What’s more, is that from my own experience, it is a truly wonderful way to bond with your kids. Rosemarie Truglio, Ph.D., a developmental psychologist associated with Sesame Workshop, the organisation responsible for Sesame Street, emphasises that participating in children’s imaginative play is not deceptive, but rather a way to engage in their world of make-believe. In an interview with NPR Life Kit, Dr. Truglio suggests that joining in this pretend world can be a valuable and developmentally appropriate means for parents to connect with their young children. Plus, imaginative and make-believe games are excellent for a child’s creative development.
“Engaging in fantasy play allows children to explore and make sense of the world around them…”
When kids start asking questions…
Fantasy and imagination play different roles in our children’s lives at different ages. They are the most engaged in the world of make-believe from the age of 3 and 6 years of age. From the age of about 7 to 9 years of age, children make a big shift cognitively and become far more caught up with a more realistic approach to life, and it is usually during this period, when these myths and fantasies will be questioned. When the fictional character does come into question, then honesty does become an important consideration.
However, before taking it for granted that the jig is up entirely, be sure to first find out the reason behind their doubts. This is because, often, your child may not actually be asking what you think that they are asking, and you could give them an answer that they are not really prepared for. Some things that you can ask include: “Why do you ask?”, “Did you notice something?”, “Did a friend from school say anything?”. If they answer these questions, but still defend the legend, then it means that they still want to believe and you should feel free to keep the tradition running.
If however, your child is mature enough to have it all figured out, and they ask you directly if this fictional character is not real, then it’s time to stop pretending. There are a few clever ways of handling this scenario that will help keep the magic alive:
- Explain how the legend came to be: Give the history behind the legend, what the motivation is behind keeping the legend alive, and how we can continue to honour it. For example, you can answer as follows with regards to the question of Santa: “Santa Claus was a real person that lived many years ago. His real name was St Nicholas, and he was kind and generous, and gave to many people in need. And so we honour his memory by becoming Santa Claus and giving to others. Now that you know the truth, you can also become Santa over Christmas, and help make the holidays special by giving to others.”
- Include them in the ruse: If you have kids of different ages, then including the older ones in the subterfuge is a good way to bond with the older child and make them feel special, and it is a great way of keeping the tradition going for the younger ones for a bit longer.
- Keep the magic alive: A little bit of magic goes a long way to making great memories – it’s not only good for the kids, but it is good for everybody! As such, make a concerted effort to create family traditions that celebrate the holiday or milestone – continue to give them a gift of money when their teeth fall out, carry on painting and hiding Easter eggs over Easter, and instead of leaving the cookies out for Santa at bedtime, rather share them with your child and their newly acquired knowledge.
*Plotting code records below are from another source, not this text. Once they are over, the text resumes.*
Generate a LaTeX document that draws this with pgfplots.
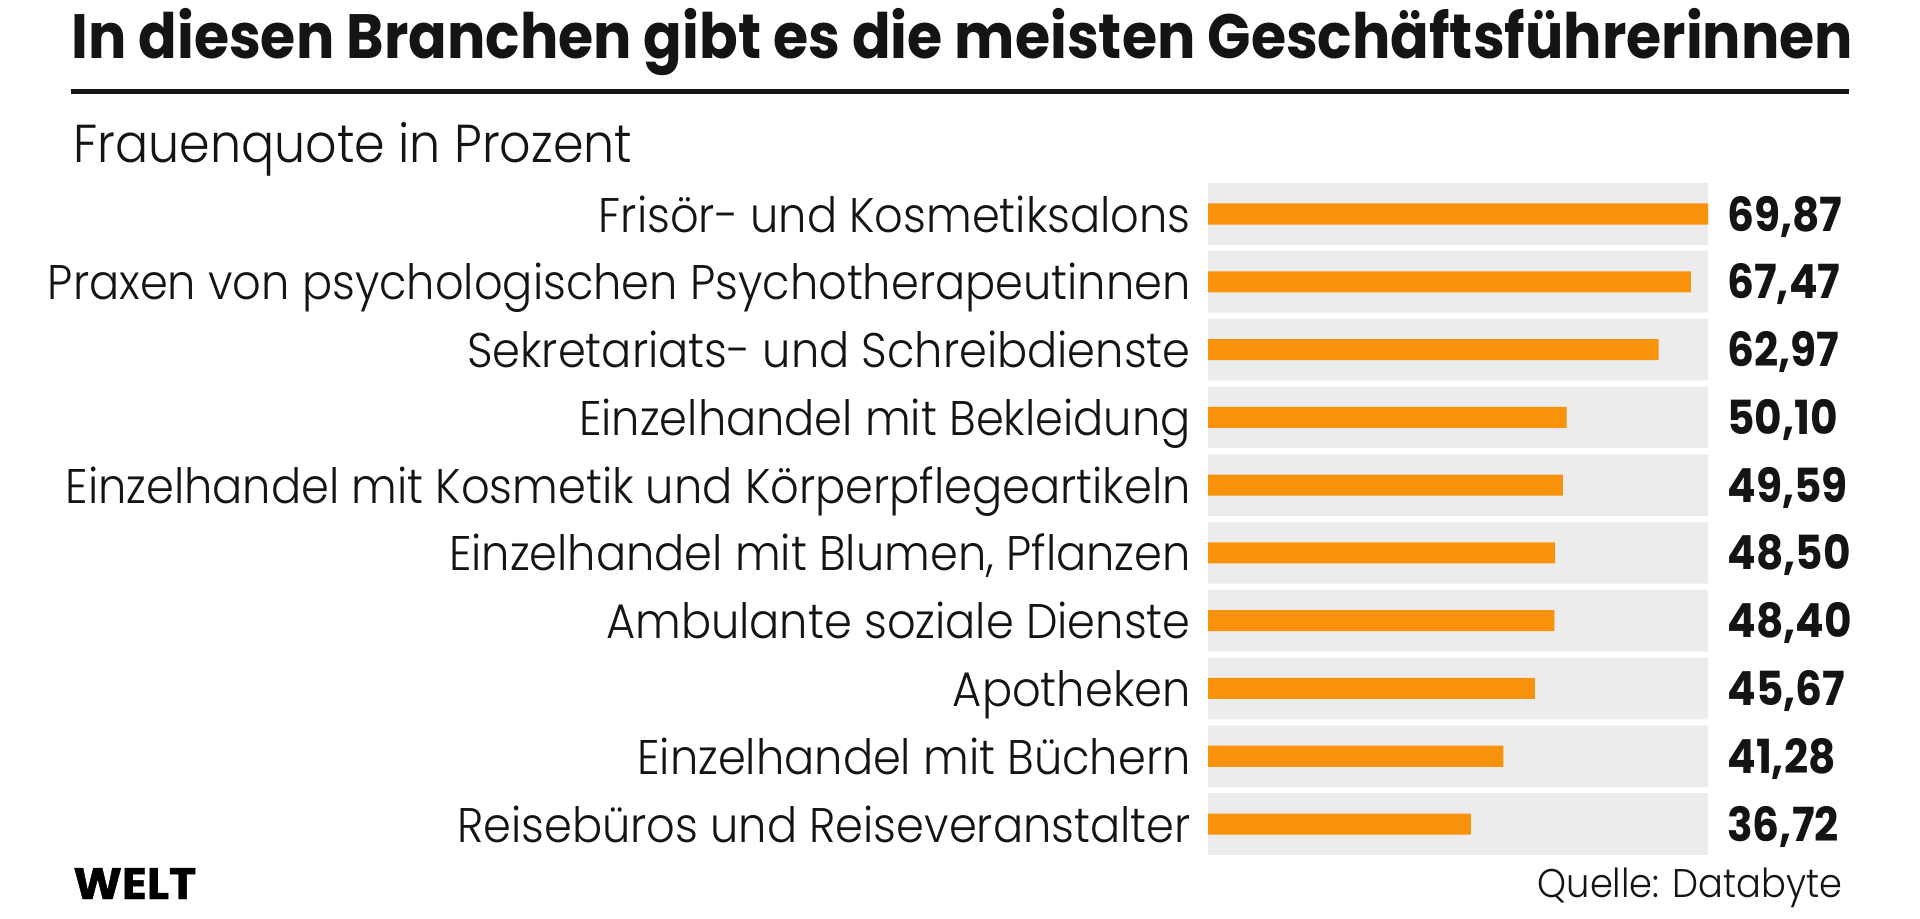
\documentclass[border=0pt]{standalone}
\usepackage{pgfplots}
\usepackage{pgfplotstable}
\usepackage{fontspec}
\pgfplotsset{compat=1.18}
\newfontfamily\titlefont[FakeStretch=0.91]{Poppins Bold}
\newfontfamily\logofont[FakeStretch=1.05, FakeBold=1]{Poppins Bold}
\newfontfamily\boldfont[FakeStretch=0.9]{Poppins Bold}
\newfontfamily\lightfont[FakeStretch=0.92]{Poppins Light}
\definecolor{bandgray}{RGB}{236,236,236}
\definecolor{barorange}{RGB}{247,146,10}
\definecolor{txt}{RGB}{20,20,20}

\pgfplotstableread{
idx val full lab
0 69.87 69.87 69,87
1 67.47 69.87 67,47
2 62.97 69.87 62,97
3 50.10 69.87 50,10
4 49.59 69.87 49,59
5 48.50 69.87 48,50
6 48.40 69.87 48,40
7 45.67 69.87 45,67
8 41.28 69.87 41,28
9 36.72 69.87 36,72
}\data

\begin{document}
\begin{tikzpicture}
\useasboundingbox (0,0) rectangle (960pt,459pt);
% title
\node[anchor=base west, inner sep=0pt, text=txt] at (35.5pt,429.5pt)
  {\titlefont\fontsize{31.3}{31.3}\selectfont In diesen Branchen gibt es die meisten Geschäftsführerinnen};
\draw[line width=2.6pt, txt] (35.5pt,413.3pt) -- (924.5pt,413.3pt);
\node[anchor=base west, inner sep=0pt, text=txt] at (36.5pt,377.5pt)
  {\lightfont\fontsize{26.7}{26.7}\selectfont Frauenquote in Prozent};
% footer
\node[anchor=base west, inner sep=0pt, text=black] at (36.5pt,9.5pt)
  {\logofont\fontsize{22}{22}\selectfont WELT};
\node[anchor=base east, inner sep=0pt, text=txt] at (921.5pt,10.2pt)
  {\lightfont\fontsize{20}{20}\selectfont Quelle: Databyte};

\begin{axis}[
  at={(604pt,30.05pt)}, anchor=south west,
  width=250pt, height=338.9pt, scale only axis,
  xmin=0, xmax=69.87, ymin=-0.5, ymax=9.5,
  y dir=reverse,
  axis line style={draw=none},
  xtick=\empty,
  ytick={0,1,2,3,4,5,6,7,8,9},
  yticklabels={Frisör- und Kosmetiksalons,
    Praxen von psychologischen Psychotherapeutinnen,
    Sekretariats- und Schreibdienste,
    Einzelhandel mit Bekleidung,
    Einzelhandel mit Kosmetik und Körperpflegeartikeln,
    {Einzelhandel mit Blumen, Pflanzen},
    Ambulante soziale Dienste,
    Apotheken,
    Einzelhandel mit Büchern,
    Reisebüros und Reiseveranstalter},
  major tick length=0pt,
  yticklabel style={font=\lightfont\fontsize{24.3}{24.3}\selectfont, text=txt,
    anchor=base east, inner sep=0pt, xshift=-8.5pt, yshift=-9pt},
  clip=false,
]
\addplot[xbar, bar shift=0pt, bar width=0.91, fill=bandgray, draw=none,
  nodes near coords, point meta=explicit symbolic,
  every node near coord/.style={anchor=base west, inner sep=0pt, xshift=9.5pt, yshift=-8.5pt,
    font=\boldfont\fontsize{23.5}{23.5}\selectfont, text=txt}]
  table[x=full, y=idx, meta=lab] {\data};
\addplot[xbar, bar shift=0pt, bar width=0.31, fill=barorange, draw=none]
  table[x=val, y=idx] {\data};
\end{axis}
\end{tikzpicture}
\end{document}
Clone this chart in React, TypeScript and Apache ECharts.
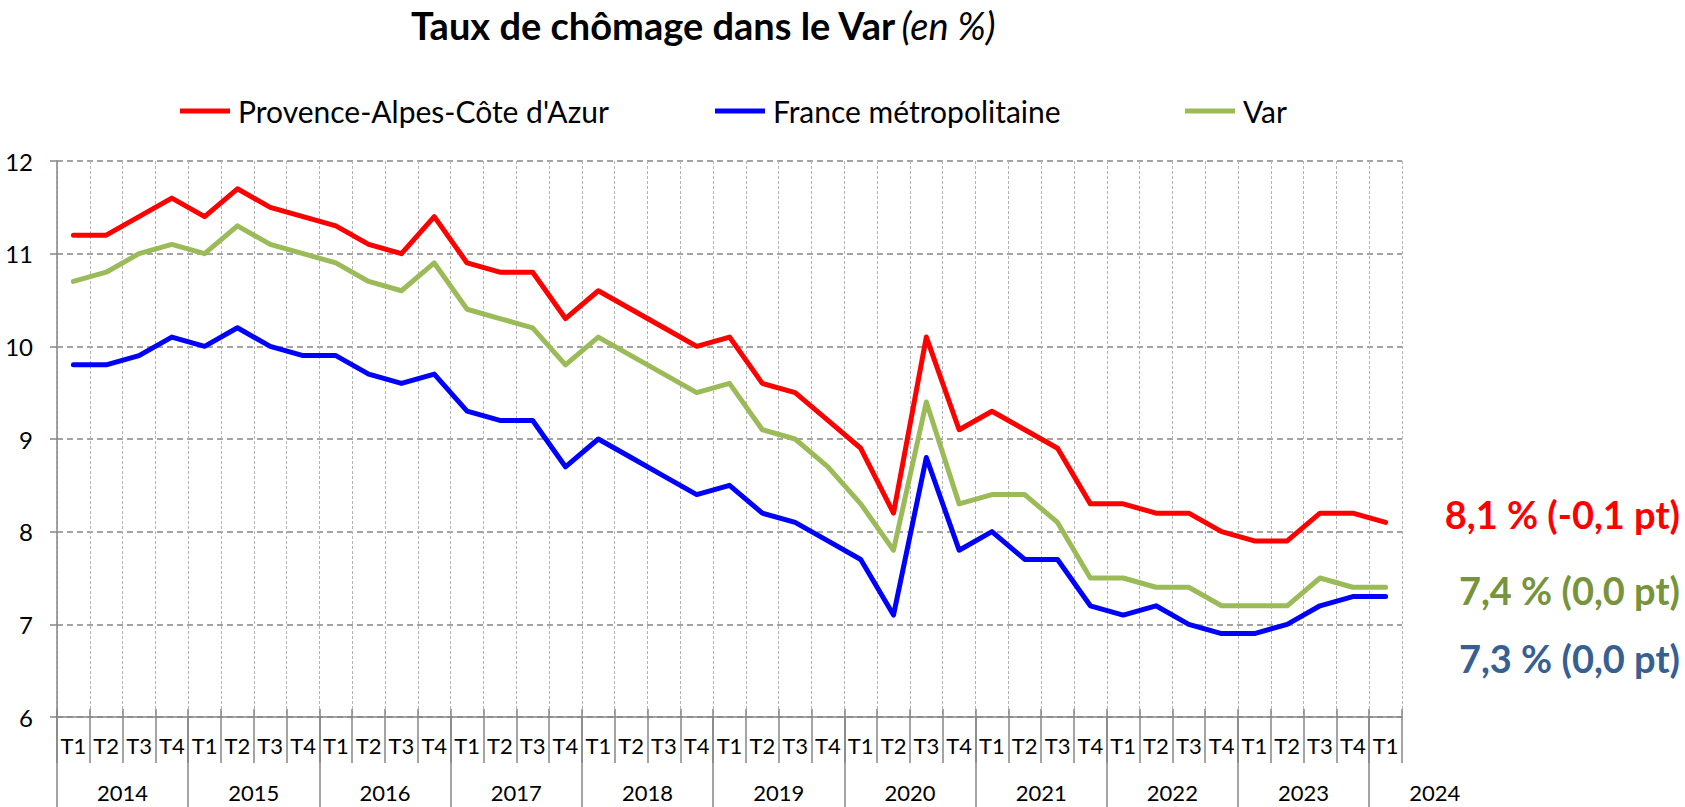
import React, { useEffect, useRef } from "react";
import * as echarts from "echarts";

// ---- Data ----
const years = ["2014", "2015", "2016", "2017", "2018", "2019", "2020", "2021", "2022", "2023", "2024"];
const quarterNames = ["T1", "T2", "T3", "T4"];
const lastYearQuarters = ["T1"]; // 2024 : only T1 available

const periods: string[] = [];
years.forEach((y, yi) => {
  const qs = yi === years.length - 1 ? lastYearQuarters : quarterNames;
  qs.forEach((q) => periods.push(`${y} ${q}`));
});

const pacaSeries = [
  11.2, 11.2, 11.4, 11.6,
  11.4, 11.7, 11.5, 11.4,
  11.3, 11.1, 11.0, 11.4,
  10.9, 10.8, 10.8, 10.3,
  10.6, 10.4, 10.2, 10.0,
  10.1, 9.6, 9.5, 9.2,
  8.9, 8.2, 10.1, 9.1,
  9.3, 9.1, 8.9, 8.3,
  8.3, 8.2, 8.2, 8.0,
  7.9, 7.9, 8.2, 8.2,
  8.1,
];
const franceSeries = [
  9.8, 9.8, 9.9, 10.1,
  10.0, 10.2, 10.0, 9.9,
  9.9, 9.7, 9.6, 9.7,
  9.3, 9.2, 9.2, 8.7,
  9.0, 8.8, 8.6, 8.4,
  8.5, 8.2, 8.1, 7.9,
  7.7, 7.1, 8.8, 7.8,
  8.0, 7.7, 7.7, 7.2,
  7.1, 7.2, 7.0, 6.9,
  6.9, 7.0, 7.2, 7.3,
  7.3,
];
const varSeries = [
  10.7, 10.8, 11.0, 11.1,
  11.0, 11.3, 11.1, 11.0,
  10.9, 10.7, 10.6, 10.9,
  10.4, 10.3, 10.2, 9.8,
  10.1, 9.9, 9.7, 9.5,
  9.6, 9.1, 9.0, 8.7,
  8.3, 7.8, 9.4, 8.3,
  8.4, 8.4, 8.1, 7.5,
  7.5, 7.4, 7.4, 7.2,
  7.2, 7.2, 7.5, 7.4,
  7.4,
];
const yTicks = { min: 6, max: 12, interval: 1 };

const seriesNames = ["Provence-Alpes-Côte d'Azur", "France métropolitaine", "Var"];
const annotations = ["8,1 % (-0,1 pt)", "7,4 % (0,0 pt)", "7,3 % (0,0 pt)"];

// ---- Styles ----
const FONT = "Lato, 'Open Sans', sans-serif";
const AXIS_GREY = "#868686";
const COLORS = { paca: "#ff0000", france: "#0000ff", varc: "#9bbb59" };

export default function App() {
  const ref = useRef<HTMLDivElement>(null);

  useEffect(() => {
    if (!ref.current) return;
    const chart = echarts.init(ref.current, undefined, { renderer: "svg" });

    const LEFT = 57;
    const TOP = 161;
    const WIDTH = 1345;
    const HEIGHT = 556;
    const cw = WIDTH / periods.length;
    const yearsReversed = years.slice().reverse();

    const tickLine = { color: AXIS_GREY, width: 1.5 };

    const option: any = {
      animation: false,
      backgroundColor: "#ffffff",
      title: {
        left: 406,
        top: 1,
        text: "{b|Taux de chômage dans le Var} {i|(en %)}",
        textStyle: {
          rich: {
            b: { fontFamily: FONT, fontWeight: "bold", fontSize: 38, color: "#000" },
            i: { fontFamily: FONT, fontWeight: "normal", fontStyle: "italic", fontSize: 38, color: "#000" },
          },
        },
      },
      legend: [
        { name: 0, left: 175 },
        { name: 1, left: 710 },
        { name: 2, left: 1180 },
      ].map((l) => ({
        data: [seriesNames[l.name]],
        left: l.left,
        top: 91,
        icon: "rect",
        itemWidth: 50,
        itemHeight: 5,
        selectedMode: false,
        textStyle: { fontFamily: FONT, fontSize: 30, color: "#000", padding: [0, 0, 0, 3] },
      })),
      grid: [
        { left: LEFT, top: TOP, width: WIDTH, height: HEIGHT },
        { left: LEFT, top: TOP, width: cw * years.length * 4, height: HEIGHT },
      ],
      xAxis: [
        {
          gridIndex: 0,
          type: "category",
          position: "bottom",
          data: periods,
          boundaryGap: true,
          axisLine: { show: true, lineStyle: tickLine },
          axisTick: { show: true, inside: true, length: 8, interval: 0, lineStyle: tickLine },
          axisLabel: {
            interval: 0,
            formatter: (v: string) => v.split(" ")[1],
            color: "#000",
            fontFamily: FONT,
            fontSize: 22,
            margin: 17,
          },
          splitLine: {
            show: true,
            interval: 0,
            lineStyle: { color: "#b3b3b3", type: [3, 2], width: 1 },
          },
        },
        {
          gridIndex: 0,
          type: "category",
          position: "bottom",
          offset: 0,
          data: periods,
          boundaryGap: true,
          axisLine: { show: false },
          axisTick: { show: true, inside: false, length: 46, interval: 0, lineStyle: tickLine },
          axisLabel: { show: false },
          splitLine: { show: false },
        },
        {
          gridIndex: 1,
          type: "category",
          position: "bottom",
          data: yearsReversed,
          inverse: true,
          boundaryGap: true,
          axisLine: { show: false },
          axisTick: {
            show: true,
            inside: false,
            length: 91,
            interval: (i: number) => i >= 1,
            lineStyle: tickLine,
          },
          axisLabel: {
            interval: 0,
            color: "#000",
            fontFamily: FONT,
            fontSize: 22,
            margin: 64,
          },
          splitLine: { show: false },
        },
      ],
      yAxis: [
        {
          gridIndex: 0,
          type: "value",
          min: yTicks.min,
          max: yTicks.max,
          interval: yTicks.interval,
          axisLine: { show: true, lineStyle: tickLine },
          axisTick: { show: true, length: 7, lineStyle: tickLine },
          axisLabel: { color: "#000", fontFamily: FONT, fontSize: 24, margin: 24 },
          splitLine: { show: true, lineStyle: { color: AXIS_GREY, type: [6, 4], width: 1.5 } },
        },
        {
          gridIndex: 1,
          type: "value",
          min: yTicks.min,
          max: yTicks.max,
          show: false,
        },
      ],
      series: [
        { name: seriesNames[0], data: pacaSeries, color: COLORS.paca },
        { name: seriesNames[1], data: franceSeries, color: COLORS.france },
        { name: seriesNames[2], data: varSeries, color: COLORS.varc },
      ].map((s) => ({
        type: "line",
        name: s.name,
        data: s.data,
        xAxisIndex: 0,
        yAxisIndex: 0,
        symbol: "none",
        itemStyle: { color: s.color },
        lineStyle: { color: s.color, width: 5, cap: "round", join: "round" },
      })),
      graphic: [
        { text: annotations[0], y: 514, fill: "#ff0000" },
        { text: annotations[1], y: 590, fill: "#77933c" },
        { text: annotations[2], y: 658, fill: "#376092" },
      ].map((a) => ({
        type: "text",
        x: 1680,
        y: a.y,
        style: {
          text: a.text,
          fill: a.fill,
          font: `bold 38px ${FONT}`,
          textAlign: "right",
          textVerticalAlign: "middle",
        },
      })),
    };

    chart.setOption(option);
    return () => chart.dispose();
  }, []);

  return (
    <div
      ref={ref}
      style={{ position: "fixed", left: 0, top: 0, width: 1685, height: 807, background: "#fff" }}
    />
  );
}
- Spoil alert: In many cases, children want to be “truth-tellers” and they feel the need to out the big secret. However, it is important to convince your child not to do this. Explain to them that not all other kids their age know that these characters aren’t real, and that they should try and not spoil it for them by telling them what they know, as they might not be ready to hear it.
Not believing is OK too
Ultimately, however, it is also completely fine for parents to choose not to teach their children that these fictional characters are real. Instead, you can rather focus on the religious or social aspect of the holiday or milestone. In this instance, it is important to teach your children that every family is different, and they should have respect other religions and cultures. Let them know that even though your family does not believe in these characters, other families like to pretend, and that is OK too.